1970 single by Eric Burdon and War

"Spill the Wine" is the debut single by singer Eric Burdon and the band War, released in May 1970. It was backed by the non-album track "Magic Mountain", and was War's first Billboard chart hit.

==Song description and history==

"Spill the Wine" first appeared on the album Eric Burdon Declares War and runs 4:51. Its writing credits include the members of War: Papa Dee Allen, Harold Brown, Eric Burdon, B.B. Dickerson, Lonnie Jordan, Charles Miller, Lee Oskar, and Howard E. Scott. The song was inspired by an accident in which keyboardist Lonnie Jordan spilled wine on a mixing board. It features a prevalent flute solo, and the sound of a woman speaking Spanish—a friend of Eric Burdon's—is heard in the background. An edited version, released as a promo single for radio stations and subsequently included on most compilations, omits the middle spoken recitation, plus one chorus. The song was re-released as a single in 1996, after a remix by Junior Vasquez.

==Chart history==
"Spill the Wine" was War's first hit of two with Eric Burdon as vocalist. It peaked at number 3 on the Billboard Hot 100. Billboard ranked the single the number 20 song of 1970. It was also a top 3 hit in Canada and number 2 in Australia in mid-November 1970.

===Weekly charts===

| Chart (1970) | Peak position |
|---|---|
| Australia Go-Set | 2 |
| Canada RPM Top Singles | 3 |
| Germany | 28 |
| Mexico | 5 |
| Netherlands | 15 |
| New Zealand (Listener) | 10 |
| US Billboard Hot 100 | 3 |
| US Cash Box Top 100 | 1 |

===Year-end charts===

| Chart (1970) | Rank |
|---|---|
| Australia | 18 |
| Canada | 44 |
| US Billboard Hot 100 | 20 |
| US Cash Box | 15 |

==Certifications==

| Region | Certification | Certified units/sales |
| United States (RIAA) | Gold | 1,000,000^{^} |
^{^} Shipments figures based on certification alone.

==Use in media==
===Films===
"Spill the Wine" has been used in the soundtracks of the following motion pictures:
- Boogie Nights (1997)
- Deuce Bigalow: Male Gigolo (1999)
- Remember the Titans (2000)

===Television===
The song was used in the following television episodes:
- The Fresh Prince of Bel-Air, episode "That's No Lady, That's My Cousin" (sung by Uncle Phil)
- Dexter, season 6, episode 4, "A Horse of a Different Color" (while characters Joey Quinn and Angel Batista are smoking marijuana)
- Shameless, episode "Requiem for a Slut"
- Suits, episode "Sour Grapes"

==Cover versions==
===1970s through 1990s===

"Spill the Wine" has been covered by:
- Melvin Sparks, on his Sparks! album (1970)
- The Isley Brothers, on their Givin' It Back album (1971)
- 2nu on their Ponderous album (1989)
- Lighter Shade of Brown on their Brown & Proud album (1990)
- Freaked Out Flower Children on their 1991 album Love In; reached number 31 on the Australian ARIA Singles Chart.
- Michael Hutchence on the Barb Wire soundtrack (1996).

===2000s–2010s===
In 2001, The B-Side Players included a cover on their album Movement. The same year, Los Mocosos included a version on their album Shades of Brown.

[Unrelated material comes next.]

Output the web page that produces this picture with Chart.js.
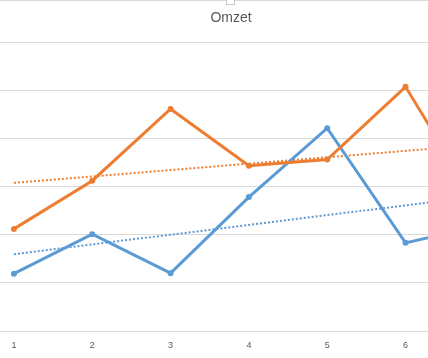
<!DOCTYPE html>
<html>
<head>
<meta charset="utf-8">
<script src="https://cdn.jsdelivr.net/npm/chart.js@4.4.1/dist/chart.umd.min.js"></script>
<style>
  html, body { margin: 0; padding: 0; background: #ffffff; }
  #view { position: absolute; left: 0; top: 0; width: 428px; height: 358px; overflow: hidden; background: #fff; }
  #wrap { position: absolute; left: -65px; top: 0; width: 592px; height: 358px; }
  #topline { position: absolute; left: 0; top: 0; width: 428px; height: 1px; background: #d9d9d9; }
  #handle { position: absolute; left: 226px; top: -4px; width: 7px; height: 7px; background: #fff; border: 1px solid #c8c8c8; }
</style>
</head>
<body>
<div id="view">
  <div id="wrap"><canvas id="c"></canvas></div>
  <div id="topline"></div>
  <div id="handle"></div>
</div>
<script>
// Data (values in gridline units; axis labels are cropped off)
const categories = ['1', '2', '3', '4', '5', '6', '7'];
const seriesBlue = [1.19, 2.01, 1.20, 2.78, 4.21, 1.83, 2.20];
const seriesOrange = [2.12, 3.12, 4.61, 3.43, 3.56, 5.07, 2.41];
const yTicks = [0, 1, 2, 3, 4, 5, 6];
const titleText = 'Omzet';

// Linear trendline (least squares), as Excel computes it from the series
function trend(values) {
  const n = values.length;
  let sx = 0, sy = 0, sxy = 0, sxx = 0;
  values.forEach((v, i) => { const x = i + 1; sx += x; sy += v; sxy += x * v; sxx += x * x; });
  const b = (n * sxy - sx * sy) / (n * sxx - sx * sx);
  const a = (sy - b * sx) / n;
  return values.map((v, i) => a + b * (i + 1));
}

const BLUE = '#5B9BD5';
const ORANGE = '#ED7D31';

new Chart(document.getElementById('c'), {
  type: 'line',
  data: {
    labels: categories,
    datasets: [
      { label: 'Blue', data: seriesBlue, borderColor: BLUE, backgroundColor: BLUE, borderWidth: 3,
        pointRadius: 3, pointBorderWidth: 0, pointBackgroundColor: BLUE, tension: 0, order: 1 },
      { label: 'Orange', data: seriesOrange, borderColor: ORANGE, backgroundColor: ORANGE, borderWidth: 3,
        pointRadius: 3, pointBorderWidth: 0, pointBackgroundColor: ORANGE, tension: 0, order: 0 },
      { label: 'Trend Blue', data: trend(seriesBlue), borderColor: BLUE, borderWidth: 2, borderDash: [2, 2],
        pointRadius: 0, tension: 0, order: 2 },
      { label: 'Trend Orange', data: trend(seriesOrange), borderColor: ORANGE, borderWidth: 2, borderDash: [2, 2],
        pointRadius: 0, tension: 0, order: 2 }
    ]
  },
  options: {
    responsive: true,
    maintainAspectRatio: false,
    animation: false,
    devicePixelRatio: 1,
    layout: { padding: 0 },
    plugins: {
      legend: { display: false },
      tooltip: { enabled: false },
      title: {
        display: true, text: titleText, color: '#595959',
        font: { family: 'Liberation Sans, Arial, sans-serif', size: 14, weight: 'normal', lineHeight: 1.2 },
        padding: { top: 10, bottom: 15.2 }
      }
    },
    scales: {
      x: {
        type: 'category', offset: true,
        grid: { display: false, drawTicks: false },
        border: { display: false },
        ticks: { color: '#595959', font: { family: 'Liberation Sans, Arial, sans-serif', size: 9 },
                 padding: 9, maxRotation: 0, autoSkip: false },
        afterFit: (s) => { s.height = 27; }
      },
      y: {
        min: yTicks[0], max: yTicks[yTicks.length - 1],
        afterBuildTicks: (s) => { s.ticks = yTicks.map(v => ({ value: v })); },
        grid: { color: '#D9D9D9', lineWidth: 1, drawTicks: false },
        border: { display: false },
        ticks: { display: false },
        afterFit: (s) => { s.width = 39.8; }
      }
    }
  }
});
</script>
</body>
</html>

In 2004, flautist Alexander Zonjic performed a cover of "Spill the Wine" for his album Seldom Blues.

San Francisco band Vinyl covered "Spill the Wine" on their album Frogshack Music Volume II in 2009, in a track featuring Sugar Pie DeSanto and Marcus Scott.

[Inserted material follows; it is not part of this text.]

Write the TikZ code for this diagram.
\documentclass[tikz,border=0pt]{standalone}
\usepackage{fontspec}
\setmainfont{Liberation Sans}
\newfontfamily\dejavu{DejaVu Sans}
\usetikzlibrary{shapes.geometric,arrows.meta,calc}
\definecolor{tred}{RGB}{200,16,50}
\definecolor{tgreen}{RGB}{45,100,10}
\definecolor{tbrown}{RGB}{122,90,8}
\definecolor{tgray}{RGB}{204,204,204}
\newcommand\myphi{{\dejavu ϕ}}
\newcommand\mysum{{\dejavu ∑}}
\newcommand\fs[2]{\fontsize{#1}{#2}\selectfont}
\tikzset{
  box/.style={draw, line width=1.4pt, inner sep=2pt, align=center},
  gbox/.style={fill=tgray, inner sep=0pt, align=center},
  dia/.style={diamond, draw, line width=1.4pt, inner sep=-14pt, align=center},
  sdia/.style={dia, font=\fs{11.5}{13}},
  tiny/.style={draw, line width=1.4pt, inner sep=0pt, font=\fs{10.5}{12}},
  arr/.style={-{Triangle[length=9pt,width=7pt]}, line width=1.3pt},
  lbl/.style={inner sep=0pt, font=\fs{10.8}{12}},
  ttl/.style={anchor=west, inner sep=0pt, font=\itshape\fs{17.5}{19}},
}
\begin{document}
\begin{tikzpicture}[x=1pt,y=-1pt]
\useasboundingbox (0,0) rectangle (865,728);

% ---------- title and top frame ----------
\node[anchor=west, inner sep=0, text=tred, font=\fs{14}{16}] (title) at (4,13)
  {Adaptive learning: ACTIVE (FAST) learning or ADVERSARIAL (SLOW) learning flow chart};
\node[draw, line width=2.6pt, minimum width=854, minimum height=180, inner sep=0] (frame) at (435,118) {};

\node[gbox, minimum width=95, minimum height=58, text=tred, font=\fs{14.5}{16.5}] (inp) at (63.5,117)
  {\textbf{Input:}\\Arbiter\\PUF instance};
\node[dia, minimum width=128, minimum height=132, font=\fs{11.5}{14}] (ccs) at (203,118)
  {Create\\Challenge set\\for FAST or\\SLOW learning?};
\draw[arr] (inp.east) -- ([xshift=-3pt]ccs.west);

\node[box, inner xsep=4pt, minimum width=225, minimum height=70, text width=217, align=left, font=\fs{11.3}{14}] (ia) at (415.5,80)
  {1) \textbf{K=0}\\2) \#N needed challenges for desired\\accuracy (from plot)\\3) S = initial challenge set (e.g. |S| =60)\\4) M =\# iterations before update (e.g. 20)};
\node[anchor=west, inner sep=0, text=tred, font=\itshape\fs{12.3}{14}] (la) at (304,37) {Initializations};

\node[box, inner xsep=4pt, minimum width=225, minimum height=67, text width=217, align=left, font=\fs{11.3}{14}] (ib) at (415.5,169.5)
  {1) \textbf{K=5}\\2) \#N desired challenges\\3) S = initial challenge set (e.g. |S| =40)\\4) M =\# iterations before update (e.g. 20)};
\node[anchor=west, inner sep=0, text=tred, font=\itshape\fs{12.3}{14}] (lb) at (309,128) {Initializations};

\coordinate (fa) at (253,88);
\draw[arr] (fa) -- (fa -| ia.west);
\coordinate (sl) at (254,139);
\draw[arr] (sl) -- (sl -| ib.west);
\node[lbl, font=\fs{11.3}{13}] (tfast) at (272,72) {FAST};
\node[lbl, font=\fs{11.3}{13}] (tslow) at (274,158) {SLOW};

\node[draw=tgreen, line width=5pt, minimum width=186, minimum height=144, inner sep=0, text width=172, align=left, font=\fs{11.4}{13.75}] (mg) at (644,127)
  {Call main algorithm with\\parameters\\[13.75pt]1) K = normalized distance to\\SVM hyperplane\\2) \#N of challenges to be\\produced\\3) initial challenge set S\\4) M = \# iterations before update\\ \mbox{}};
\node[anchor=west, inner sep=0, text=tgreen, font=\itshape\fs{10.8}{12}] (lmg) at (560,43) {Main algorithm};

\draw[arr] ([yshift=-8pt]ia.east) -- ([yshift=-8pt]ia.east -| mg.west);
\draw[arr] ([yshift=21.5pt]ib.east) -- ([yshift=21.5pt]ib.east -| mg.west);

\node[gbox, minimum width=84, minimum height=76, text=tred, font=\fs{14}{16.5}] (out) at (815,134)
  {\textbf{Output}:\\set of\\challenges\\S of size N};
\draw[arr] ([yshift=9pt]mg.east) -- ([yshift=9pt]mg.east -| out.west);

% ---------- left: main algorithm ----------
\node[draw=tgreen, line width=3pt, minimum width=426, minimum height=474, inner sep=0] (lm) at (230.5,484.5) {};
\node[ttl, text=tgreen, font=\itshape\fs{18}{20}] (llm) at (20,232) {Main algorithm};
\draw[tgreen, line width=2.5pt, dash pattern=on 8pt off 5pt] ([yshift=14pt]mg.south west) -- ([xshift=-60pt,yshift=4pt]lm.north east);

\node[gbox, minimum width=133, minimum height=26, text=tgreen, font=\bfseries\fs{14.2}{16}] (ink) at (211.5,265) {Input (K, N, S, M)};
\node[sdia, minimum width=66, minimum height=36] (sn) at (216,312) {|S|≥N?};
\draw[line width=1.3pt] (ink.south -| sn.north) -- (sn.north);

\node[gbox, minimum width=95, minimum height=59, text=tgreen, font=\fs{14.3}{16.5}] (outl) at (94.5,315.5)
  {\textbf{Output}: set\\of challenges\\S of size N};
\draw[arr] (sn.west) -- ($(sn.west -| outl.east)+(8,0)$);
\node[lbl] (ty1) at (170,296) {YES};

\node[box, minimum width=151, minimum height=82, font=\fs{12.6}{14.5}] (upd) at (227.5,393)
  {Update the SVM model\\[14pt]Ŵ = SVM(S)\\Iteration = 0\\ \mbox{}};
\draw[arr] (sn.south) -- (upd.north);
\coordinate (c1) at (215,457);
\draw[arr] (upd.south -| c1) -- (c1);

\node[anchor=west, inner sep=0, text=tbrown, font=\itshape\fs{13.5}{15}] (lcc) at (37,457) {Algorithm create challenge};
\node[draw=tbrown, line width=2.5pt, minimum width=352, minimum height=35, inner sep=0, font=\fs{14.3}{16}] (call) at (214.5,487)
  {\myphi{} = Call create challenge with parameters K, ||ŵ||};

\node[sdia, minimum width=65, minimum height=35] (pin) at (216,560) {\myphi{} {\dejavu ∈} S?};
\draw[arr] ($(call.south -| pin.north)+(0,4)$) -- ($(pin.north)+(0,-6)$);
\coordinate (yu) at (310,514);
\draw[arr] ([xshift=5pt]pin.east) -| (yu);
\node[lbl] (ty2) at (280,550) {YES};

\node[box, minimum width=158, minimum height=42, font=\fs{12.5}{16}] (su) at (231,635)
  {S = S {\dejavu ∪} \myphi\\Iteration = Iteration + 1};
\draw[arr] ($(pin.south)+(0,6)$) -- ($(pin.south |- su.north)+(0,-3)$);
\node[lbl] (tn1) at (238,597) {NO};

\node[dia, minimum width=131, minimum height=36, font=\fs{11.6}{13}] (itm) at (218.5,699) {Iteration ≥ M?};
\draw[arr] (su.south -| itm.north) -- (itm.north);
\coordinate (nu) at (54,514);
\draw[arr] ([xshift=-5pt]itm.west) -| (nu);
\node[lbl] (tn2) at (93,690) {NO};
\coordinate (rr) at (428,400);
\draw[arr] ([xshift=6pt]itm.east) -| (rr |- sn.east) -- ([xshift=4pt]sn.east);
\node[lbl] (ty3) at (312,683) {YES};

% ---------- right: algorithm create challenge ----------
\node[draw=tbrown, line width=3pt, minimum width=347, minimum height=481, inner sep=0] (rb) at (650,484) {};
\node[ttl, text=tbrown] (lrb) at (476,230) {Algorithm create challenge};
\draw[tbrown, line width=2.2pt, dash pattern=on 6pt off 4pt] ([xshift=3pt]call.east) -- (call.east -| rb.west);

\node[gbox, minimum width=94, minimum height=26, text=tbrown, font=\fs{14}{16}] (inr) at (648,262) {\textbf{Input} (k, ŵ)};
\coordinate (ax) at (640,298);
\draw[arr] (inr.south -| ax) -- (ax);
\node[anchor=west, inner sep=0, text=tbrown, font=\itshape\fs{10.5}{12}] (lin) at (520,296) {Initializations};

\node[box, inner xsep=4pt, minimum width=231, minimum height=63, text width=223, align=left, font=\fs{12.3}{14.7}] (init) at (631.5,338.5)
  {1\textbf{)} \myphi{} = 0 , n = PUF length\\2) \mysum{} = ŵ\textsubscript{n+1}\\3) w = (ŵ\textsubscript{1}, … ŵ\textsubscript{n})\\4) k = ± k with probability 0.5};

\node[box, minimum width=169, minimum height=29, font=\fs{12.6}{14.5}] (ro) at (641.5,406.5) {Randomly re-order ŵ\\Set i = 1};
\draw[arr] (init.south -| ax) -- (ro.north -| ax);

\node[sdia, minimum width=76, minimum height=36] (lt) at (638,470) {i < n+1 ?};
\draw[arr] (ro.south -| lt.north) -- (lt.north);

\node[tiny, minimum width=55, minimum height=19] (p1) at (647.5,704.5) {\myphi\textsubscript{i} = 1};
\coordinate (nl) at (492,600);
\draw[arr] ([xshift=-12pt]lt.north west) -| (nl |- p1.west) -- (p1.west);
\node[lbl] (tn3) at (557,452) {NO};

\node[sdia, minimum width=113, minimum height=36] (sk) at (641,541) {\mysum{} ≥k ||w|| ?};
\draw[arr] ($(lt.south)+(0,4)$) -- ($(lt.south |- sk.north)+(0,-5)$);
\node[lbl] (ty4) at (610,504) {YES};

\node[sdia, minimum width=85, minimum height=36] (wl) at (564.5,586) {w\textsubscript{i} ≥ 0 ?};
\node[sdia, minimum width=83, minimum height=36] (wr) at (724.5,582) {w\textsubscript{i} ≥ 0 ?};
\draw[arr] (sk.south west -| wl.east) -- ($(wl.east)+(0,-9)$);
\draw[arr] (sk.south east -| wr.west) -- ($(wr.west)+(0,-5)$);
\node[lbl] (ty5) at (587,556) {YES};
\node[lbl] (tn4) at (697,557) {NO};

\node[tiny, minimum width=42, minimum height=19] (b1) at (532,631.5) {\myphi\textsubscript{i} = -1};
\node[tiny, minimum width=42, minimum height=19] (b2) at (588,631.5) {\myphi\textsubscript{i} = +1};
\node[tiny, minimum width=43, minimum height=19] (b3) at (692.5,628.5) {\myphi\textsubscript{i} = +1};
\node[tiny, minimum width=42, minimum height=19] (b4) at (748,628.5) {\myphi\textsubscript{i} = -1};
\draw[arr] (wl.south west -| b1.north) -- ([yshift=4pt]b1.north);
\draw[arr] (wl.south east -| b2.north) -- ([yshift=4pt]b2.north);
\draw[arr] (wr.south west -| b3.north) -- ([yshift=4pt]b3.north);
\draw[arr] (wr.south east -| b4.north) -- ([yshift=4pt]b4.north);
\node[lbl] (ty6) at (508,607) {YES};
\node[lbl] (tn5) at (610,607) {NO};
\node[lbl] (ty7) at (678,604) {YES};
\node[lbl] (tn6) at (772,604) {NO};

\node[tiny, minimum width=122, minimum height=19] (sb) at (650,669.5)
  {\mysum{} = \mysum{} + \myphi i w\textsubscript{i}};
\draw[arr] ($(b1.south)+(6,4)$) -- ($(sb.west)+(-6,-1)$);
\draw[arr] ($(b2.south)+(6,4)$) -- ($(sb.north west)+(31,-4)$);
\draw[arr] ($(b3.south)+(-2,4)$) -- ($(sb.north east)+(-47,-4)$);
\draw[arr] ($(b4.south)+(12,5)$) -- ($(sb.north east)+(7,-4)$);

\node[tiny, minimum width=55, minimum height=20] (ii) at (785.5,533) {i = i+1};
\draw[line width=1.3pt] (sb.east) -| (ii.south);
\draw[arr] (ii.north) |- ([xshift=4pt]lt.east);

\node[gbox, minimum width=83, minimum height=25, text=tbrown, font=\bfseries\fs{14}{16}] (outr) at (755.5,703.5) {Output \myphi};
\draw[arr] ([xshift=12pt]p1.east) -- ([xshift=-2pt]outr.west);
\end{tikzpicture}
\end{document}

The revival of the 1970s band The L.A. Carpool covered "Spill the Wine" with a Latin salsa flair in 2012, in a track that featured well-known Latin drummer Richie "Gajate" Garcia and other well-known Latin musicians.

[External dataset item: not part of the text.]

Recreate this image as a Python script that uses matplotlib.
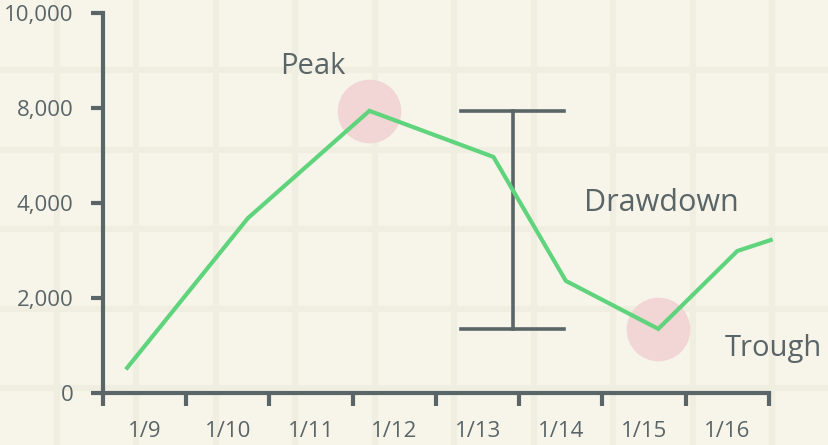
import matplotlib.pyplot as plt
import numpy as np

# line data (x in days from the 1/9 tick, y in axis units)
day_pos = [0.29, 1.74, 3.20, 4.69, 5.56, 6.67, 7.62, 8.02]
values = [530, 3680, 5940, 4970, 2360, 1350, 2990, 3220]

y_ticks = [0, 2000, 4000, 6000, 8000]
y_labels = ["0", "2,000", "4,000", "8,000", "10,000"]
days = ["1/9", "1/10", "1/11", "1/12", "1/13", "1/14", "1/15", "1/16"]

BG = "#f7f5ea"
GRID = "#f0eee1"
INK = "#5a6568"
GREEN = "#5fd47c"
PINK = "#f2d5d5"

plt.rcParams["font.family"] = ["Open Sans", "DejaVu Sans"]

W, H = 829, 445
fig = plt.figure(figsize=(W / 100, H / 100), dpi=100)
fig.patch.set_facecolor(BG)

# background paper grid
bg = fig.add_axes([0, 0, 1, 1])
bg.set_xlim(0, W)
bg.set_ylim(H, 0)
bg.axis("off")
for gx in np.arange(57, W, 79.5):
    bg.axvline(gx, color=GRID, lw=4.5)
for gy in np.arange(70, H, 79.5):
    bg.axhline(gy, color=GRID, lw=4.5)

ax = fig.add_axes([103 / W, (H - 393) / H, (769 - 103) / W, (393 - 13) / H])
ax.patch.set_alpha(0)
ax.set_xlim(0, len(days))
ax.set_ylim(0, 8000)

for side in ["top", "right"]:
    ax.spines[side].set_visible(False)
for side in ["left", "bottom"]:
    ax.spines[side].set_color(INK)
    ax.spines[side].set_linewidth(3)

ax.set_yticks(y_ticks)
ax.set_yticklabels(y_labels)
ax.set_xticks(np.arange(len(days) + 1))
ax.set_xticklabels([])
ax.set_xticks(np.arange(len(days)) + 0.5, minor=True)
ax.set_xticklabels(days, minor=True)
ax.tick_params(axis="y", length=8.5, width=3, color=INK, labelcolor=INK,
               labelsize=16, pad=13)
ax.tick_params(axis="x", which="major", length=9, width=3, color=INK)
ax.tick_params(axis="x", which="minor", length=0, labelcolor=INK,
               labelsize=16, pad=20)

# peak, and the lowest point after it
i_peak = int(np.argmax(values))
i_trough = i_peak + int(np.argmin(values[i_peak:]))
ax.scatter([day_pos[i_peak], day_pos[i_trough]],
           [values[i_peak], values[i_trough]],
           s=2100, color=PINK, zorder=1, linewidths=0, clip_on=False)

ax.plot(day_pos, values, color=GREEN, lw=3, zorder=3, clip_on=False,
        solid_joinstyle="miter")

# drawdown bracket
bx = 4.92
cap = 0.62
ax.plot([bx, bx], [values[i_trough], values[i_peak]], color=INK, lw=2.6, zorder=2)
ax.plot([bx - cap, bx + cap], [values[i_peak]] * 2, color=INK, lw=2.6, zorder=2)
ax.plot([bx - cap, bx + cap], [values[i_trough]] * 2, color=INK, lw=2.6, zorder=2)

ax.annotate("Peak", (day_pos[i_peak], values[i_peak]), xytext=(-41, 32),
            textcoords="offset points", ha="center", va="center",
            fontsize=21, color=INK)
ax.annotate("Drawdown", (bx, (values[i_peak] + values[i_trough]) / 2),
            xytext=(107, 12), textcoords="offset points", ha="center",
            va="center", fontsize=22, color=INK)
ax.annotate("Trough", (day_pos[i_trough], values[i_trough]), xytext=(83, -14),
            textcoords="offset points", ha="center", va="center",
            fontsize=21, color=INK, annotation_clip=False)

fig.savefig("out.png", dpi=100, facecolor=BG)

On October 31, 2013, jam band Widespread Panic covered the song, opening the second set of their show at UNO arena in New Orleans, and again at Philips Arena in Atlanta, Georgia on New Year's Eve of 2013.

On February 23, 2014, Bruce Springsteen and the E Street Band opened their concert at the Hope Estate Winery in the Hunter Valley of NSW, Australia, with a nine-minute version of the song, the world premiere of their version.

In 2019, the song was released as the lead single from the compilation album Mystify: A Musical Journey with Michael Hutchence.

==Miscellaneous==
In a 2008 interview, Lonnie Jordan referred to Eric Burdon as the first Latin rapper in pop music.